STATED EXERCISE:
Restate the whole of the material. Keep every word, and drop the pictures.

____________________

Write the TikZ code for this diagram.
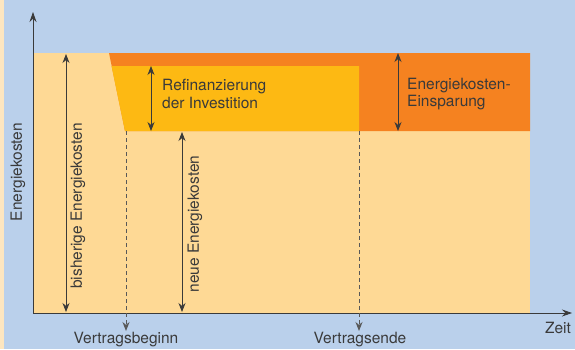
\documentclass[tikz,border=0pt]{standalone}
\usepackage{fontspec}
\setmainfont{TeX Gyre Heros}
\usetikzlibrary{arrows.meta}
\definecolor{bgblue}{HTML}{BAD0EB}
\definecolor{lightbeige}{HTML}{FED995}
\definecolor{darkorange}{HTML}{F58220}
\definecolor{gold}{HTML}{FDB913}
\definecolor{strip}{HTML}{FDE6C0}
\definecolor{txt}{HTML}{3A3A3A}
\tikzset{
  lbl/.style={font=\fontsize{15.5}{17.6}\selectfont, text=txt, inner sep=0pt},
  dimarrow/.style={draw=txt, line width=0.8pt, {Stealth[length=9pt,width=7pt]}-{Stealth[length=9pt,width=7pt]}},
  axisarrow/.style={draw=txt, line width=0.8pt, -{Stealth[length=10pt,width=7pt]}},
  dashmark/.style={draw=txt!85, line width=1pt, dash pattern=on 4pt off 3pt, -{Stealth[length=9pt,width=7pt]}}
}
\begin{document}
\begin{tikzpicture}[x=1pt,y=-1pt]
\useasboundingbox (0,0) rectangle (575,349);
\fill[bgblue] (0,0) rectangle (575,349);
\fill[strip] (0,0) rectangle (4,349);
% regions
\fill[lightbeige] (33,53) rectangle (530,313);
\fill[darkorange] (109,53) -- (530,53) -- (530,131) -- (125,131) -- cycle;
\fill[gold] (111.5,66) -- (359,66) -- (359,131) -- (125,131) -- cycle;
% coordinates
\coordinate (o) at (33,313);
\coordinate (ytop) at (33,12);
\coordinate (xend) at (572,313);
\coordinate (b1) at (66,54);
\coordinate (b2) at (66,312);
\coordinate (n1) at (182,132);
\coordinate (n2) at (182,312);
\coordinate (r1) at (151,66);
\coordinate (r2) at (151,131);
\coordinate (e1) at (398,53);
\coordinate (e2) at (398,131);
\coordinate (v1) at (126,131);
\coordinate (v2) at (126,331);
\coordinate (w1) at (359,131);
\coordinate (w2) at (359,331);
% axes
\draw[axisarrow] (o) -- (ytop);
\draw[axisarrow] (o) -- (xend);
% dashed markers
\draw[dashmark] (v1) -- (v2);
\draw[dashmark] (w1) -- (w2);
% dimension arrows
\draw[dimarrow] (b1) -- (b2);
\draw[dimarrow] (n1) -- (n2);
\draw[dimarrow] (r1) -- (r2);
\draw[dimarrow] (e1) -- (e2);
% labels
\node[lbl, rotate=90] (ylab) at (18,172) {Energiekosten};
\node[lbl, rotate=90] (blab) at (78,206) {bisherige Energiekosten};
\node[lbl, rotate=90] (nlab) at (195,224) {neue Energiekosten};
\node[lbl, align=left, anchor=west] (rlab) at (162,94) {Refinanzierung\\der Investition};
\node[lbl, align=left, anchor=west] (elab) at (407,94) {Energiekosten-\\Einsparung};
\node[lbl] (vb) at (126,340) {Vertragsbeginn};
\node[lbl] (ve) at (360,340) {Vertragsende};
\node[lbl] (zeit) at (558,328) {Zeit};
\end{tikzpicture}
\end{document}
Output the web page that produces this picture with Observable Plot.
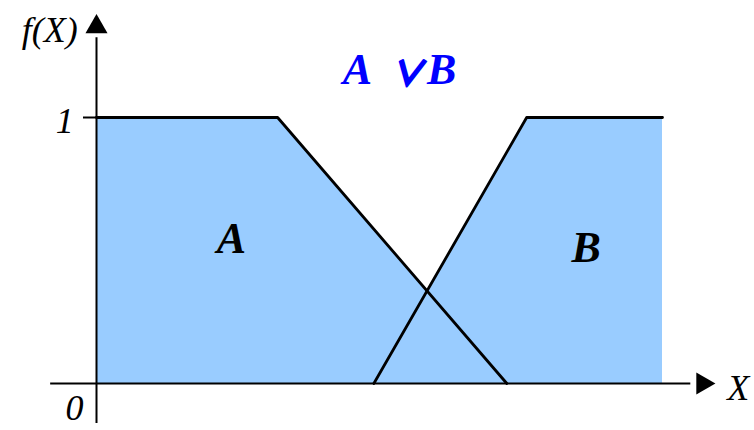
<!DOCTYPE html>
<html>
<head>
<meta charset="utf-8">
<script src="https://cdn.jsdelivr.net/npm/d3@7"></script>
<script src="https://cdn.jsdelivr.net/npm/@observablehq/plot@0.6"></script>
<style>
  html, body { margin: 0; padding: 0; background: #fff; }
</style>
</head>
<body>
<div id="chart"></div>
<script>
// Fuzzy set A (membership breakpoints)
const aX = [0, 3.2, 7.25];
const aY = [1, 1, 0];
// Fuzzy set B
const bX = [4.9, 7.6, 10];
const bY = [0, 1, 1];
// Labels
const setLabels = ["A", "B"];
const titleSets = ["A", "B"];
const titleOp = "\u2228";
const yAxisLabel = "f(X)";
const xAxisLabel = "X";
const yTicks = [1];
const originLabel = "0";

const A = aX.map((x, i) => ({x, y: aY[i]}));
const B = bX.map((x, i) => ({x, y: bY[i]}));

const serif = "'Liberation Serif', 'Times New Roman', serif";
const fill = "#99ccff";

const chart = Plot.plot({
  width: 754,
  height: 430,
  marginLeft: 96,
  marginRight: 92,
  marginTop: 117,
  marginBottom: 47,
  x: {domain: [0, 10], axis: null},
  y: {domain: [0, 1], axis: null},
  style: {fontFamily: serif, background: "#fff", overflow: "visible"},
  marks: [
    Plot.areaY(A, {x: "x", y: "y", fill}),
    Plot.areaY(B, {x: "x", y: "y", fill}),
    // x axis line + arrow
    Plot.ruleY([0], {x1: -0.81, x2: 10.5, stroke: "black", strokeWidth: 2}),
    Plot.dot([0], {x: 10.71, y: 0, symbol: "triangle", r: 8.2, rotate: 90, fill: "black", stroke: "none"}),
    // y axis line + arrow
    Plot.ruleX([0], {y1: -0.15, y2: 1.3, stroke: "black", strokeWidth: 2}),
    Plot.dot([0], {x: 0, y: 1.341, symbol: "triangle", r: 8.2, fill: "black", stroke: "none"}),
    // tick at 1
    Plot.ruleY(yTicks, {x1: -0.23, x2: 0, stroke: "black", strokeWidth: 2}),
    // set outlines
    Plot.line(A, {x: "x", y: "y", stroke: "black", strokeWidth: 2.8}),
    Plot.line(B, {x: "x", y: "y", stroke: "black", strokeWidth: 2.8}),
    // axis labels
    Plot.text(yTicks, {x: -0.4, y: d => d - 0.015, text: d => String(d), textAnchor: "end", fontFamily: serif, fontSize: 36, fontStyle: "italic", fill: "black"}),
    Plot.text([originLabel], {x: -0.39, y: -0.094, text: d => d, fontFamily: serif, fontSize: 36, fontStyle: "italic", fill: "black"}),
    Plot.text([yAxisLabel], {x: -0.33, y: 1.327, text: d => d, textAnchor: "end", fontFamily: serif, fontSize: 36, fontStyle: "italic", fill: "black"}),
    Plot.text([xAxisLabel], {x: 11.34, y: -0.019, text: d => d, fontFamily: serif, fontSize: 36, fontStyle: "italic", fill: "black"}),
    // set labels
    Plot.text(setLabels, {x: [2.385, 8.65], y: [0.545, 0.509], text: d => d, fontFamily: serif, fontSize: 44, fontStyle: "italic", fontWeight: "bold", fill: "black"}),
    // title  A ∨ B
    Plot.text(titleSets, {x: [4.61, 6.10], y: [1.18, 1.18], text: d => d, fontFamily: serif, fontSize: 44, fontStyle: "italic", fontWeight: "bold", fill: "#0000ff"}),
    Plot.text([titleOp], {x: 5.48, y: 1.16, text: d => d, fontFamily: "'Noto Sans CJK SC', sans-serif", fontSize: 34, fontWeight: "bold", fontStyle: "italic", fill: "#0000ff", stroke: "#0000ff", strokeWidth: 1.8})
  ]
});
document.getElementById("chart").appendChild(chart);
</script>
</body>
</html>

____________________

REPLY TO THE EXERCISE:
Write the TikZ code for this diagram.
\documentclass[tikz,border=0pt]{standalone}
\usepackage{fontspec}
\setmainfont{TeX Gyre Heros}
\usetikzlibrary{arrows.meta}
\definecolor{bgblue}{HTML}{BAD0EB}
\definecolor{lightbeige}{HTML}{FED995}
\definecolor{darkorange}{HTML}{F58220}
\definecolor{gold}{HTML}{FDB913}
\definecolor{strip}{HTML}{FDE6C0}
\definecolor{txt}{HTML}{3A3A3A}
\tikzset{
  lbl/.style={font=\fontsize{15.5}{17.6}\selectfont, text=txt, inner sep=0pt},
  dimarrow/.style={draw=txt, line width=0.8pt, {Stealth[length=9pt,width=7pt]}-{Stealth[length=9pt,width=7pt]}},
  axisarrow/.style={draw=txt, line width=0.8pt, -{Stealth[length=10pt,width=7pt]}},
  dashmark/.style={draw=txt!85, line width=1pt, dash pattern=on 4pt off 3pt, -{Stealth[length=9pt,width=7pt]}}
}
\begin{document}
\begin{tikzpicture}[x=1pt,y=-1pt]
\useasboundingbox (0,0) rectangle (575,349);
\fill[bgblue] (0,0) rectangle (575,349);
\fill[strip] (0,0) rectangle (4,349);
% regions
\fill[lightbeige] (33,53) rectangle (530,313);
\fill[darkorange] (109,53) -- (530,53) -- (530,131) -- (125,131) -- cycle;
\fill[gold] (111.5,66) -- (359,66) -- (359,131) -- (125,131) -- cycle;
% coordinates
\coordinate (o) at (33,313);
\coordinate (ytop) at (33,12);
\coordinate (xend) at (572,313);
\coordinate (b1) at (66,54);
\coordinate (b2) at (66,312);
\coordinate (n1) at (182,132);
\coordinate (n2) at (182,312);
\coordinate (r1) at (151,66);
\coordinate (r2) at (151,131);
\coordinate (e1) at (398,53);
\coordinate (e2) at (398,131);
\coordinate (v1) at (126,131);
\coordinate (v2) at (126,331);
\coordinate (w1) at (359,131);
\coordinate (w2) at (359,331);
% axes
\draw[axisarrow] (o) -- (ytop);
\draw[axisarrow] (o) -- (xend);
% dashed markers
\draw[dashmark] (v1) -- (v2);
\draw[dashmark] (w1) -- (w2);
% dimension arrows
\draw[dimarrow] (b1) -- (b2);
\draw[dimarrow] (n1) -- (n2);
\draw[dimarrow] (r1) -- (r2);
\draw[dimarrow] (e1) -- (e2);
% labels
\node[lbl, rotate=90] (ylab) at (18,172) {Energiekosten};
\node[lbl, rotate=90] (blab) at (78,206) {bisherige Energiekosten};
\node[lbl, rotate=90] (nlab) at (195,224) {neue Energiekosten};
\node[lbl, align=left, anchor=west] (rlab) at (162,94) {Refinanzierung\\der Investition};
\node[lbl, align=left, anchor=west] (elab) at (407,94) {Energiekosten-\\Einsparung};
\node[lbl] (vb) at (126,340) {Vertragsbeginn};
\node[lbl] (ve) at (360,340) {Vertragsende};
\node[lbl] (zeit) at (558,328) {Zeit};
\end{tikzpicture}
\end{document}
Output the web page that produces this picture with Observable Plot.
<!DOCTYPE html>
<html>
<head>
<meta charset="utf-8">
<script src="https://cdn.jsdelivr.net/npm/d3@7"></script>
<script src="https://cdn.jsdelivr.net/npm/@observablehq/plot@0.6"></script>
<style>
  html, body { margin: 0; padding: 0; background: #fff; }
</style>
</head>
<body>
<div id="chart"></div>
<script>
// Fuzzy set A (membership breakpoints)
const aX = [0, 3.2, 7.25];
const aY = [1, 1, 0];
// Fuzzy set B
const bX = [4.9, 7.6, 10];
const bY = [0, 1, 1];
// Labels
const setLabels = ["A", "B"];
const titleSets = ["A", "B"];
const titleOp = "\u2228";
const yAxisLabel = "f(X)";
const xAxisLabel = "X";
const yTicks = [1];
const originLabel = "0";

const A = aX.map((x, i) => ({x, y: aY[i]}));
const B = bX.map((x, i) => ({x, y: bY[i]}));

const serif = "'Liberation Serif', 'Times New Roman', serif";
const fill = "#99ccff";

const chart = Plot.plot({
  width: 754,
  height: 430,
  marginLeft: 96,
  marginRight: 92,
  marginTop: 117,
  marginBottom: 47,
  x: {domain: [0, 10], axis: null},
  y: {domain: [0, 1], axis: null},
  style: {fontFamily: serif, background: "#fff", overflow: "visible"},
  marks: [
    Plot.areaY(A, {x: "x", y: "y", fill}),
    Plot.areaY(B, {x: "x", y: "y", fill}),
    // x axis line + arrow
    Plot.ruleY([0], {x1: -0.81, x2: 10.5, stroke: "black", strokeWidth: 2}),
    Plot.dot([0], {x: 10.71, y: 0, symbol: "triangle", r: 8.2, rotate: 90, fill: "black", stroke: "none"}),
    // y axis line + arrow
    Plot.ruleX([0], {y1: -0.15, y2: 1.3, stroke: "black", strokeWidth: 2}),
    Plot.dot([0], {x: 0, y: 1.341, symbol: "triangle", r: 8.2, fill: "black", stroke: "none"}),
    // tick at 1
    Plot.ruleY(yTicks, {x1: -0.23, x2: 0, stroke: "black", strokeWidth: 2}),
    // set outlines
    Plot.line(A, {x: "x", y: "y", stroke: "black", strokeWidth: 2.8}),
    Plot.line(B, {x: "x", y: "y", stroke: "black", strokeWidth: 2.8}),
    // axis labels
    Plot.text(yTicks, {x: -0.4, y: d => d - 0.015, text: d => String(d), textAnchor: "end", fontFamily: serif, fontSize: 36, fontStyle: "italic", fill: "black"}),
    Plot.text([originLabel], {x: -0.39, y: -0.094, text: d => d, fontFamily: serif, fontSize: 36, fontStyle: "italic", fill: "black"}),
    Plot.text([yAxisLabel], {x: -0.33, y: 1.327, text: d => d, textAnchor: "end", fontFamily: serif, fontSize: 36, fontStyle: "italic", fill: "black"}),
    Plot.text([xAxisLabel], {x: 11.34, y: -0.019, text: d => d, fontFamily: serif, fontSize: 36, fontStyle: "italic", fill: "black"}),
    // set labels
    Plot.text(setLabels, {x: [2.385, 8.65], y: [0.545, 0.509], text: d => d, fontFamily: serif, fontSize: 44, fontStyle: "italic", fontWeight: "bold", fill: "black"}),
    // title  A ∨ B
    Plot.text(titleSets, {x: [4.61, 6.10], y: [1.18, 1.18], text: d => d, fontFamily: serif, fontSize: 44, fontStyle: "italic", fontWeight: "bold", fill: "#0000ff"}),
    Plot.text([titleOp], {x: 5.48, y: 1.16, text: d => d, fontFamily: "'Noto Sans CJK SC', sans-serif", fontSize: 34, fontWeight: "bold", fontStyle: "italic", fill: "#0000ff", stroke: "#0000ff", strokeWidth: 1.8})
  ]
});
document.getElementById("chart").appendChild(chart);
</script>
</body>
</html>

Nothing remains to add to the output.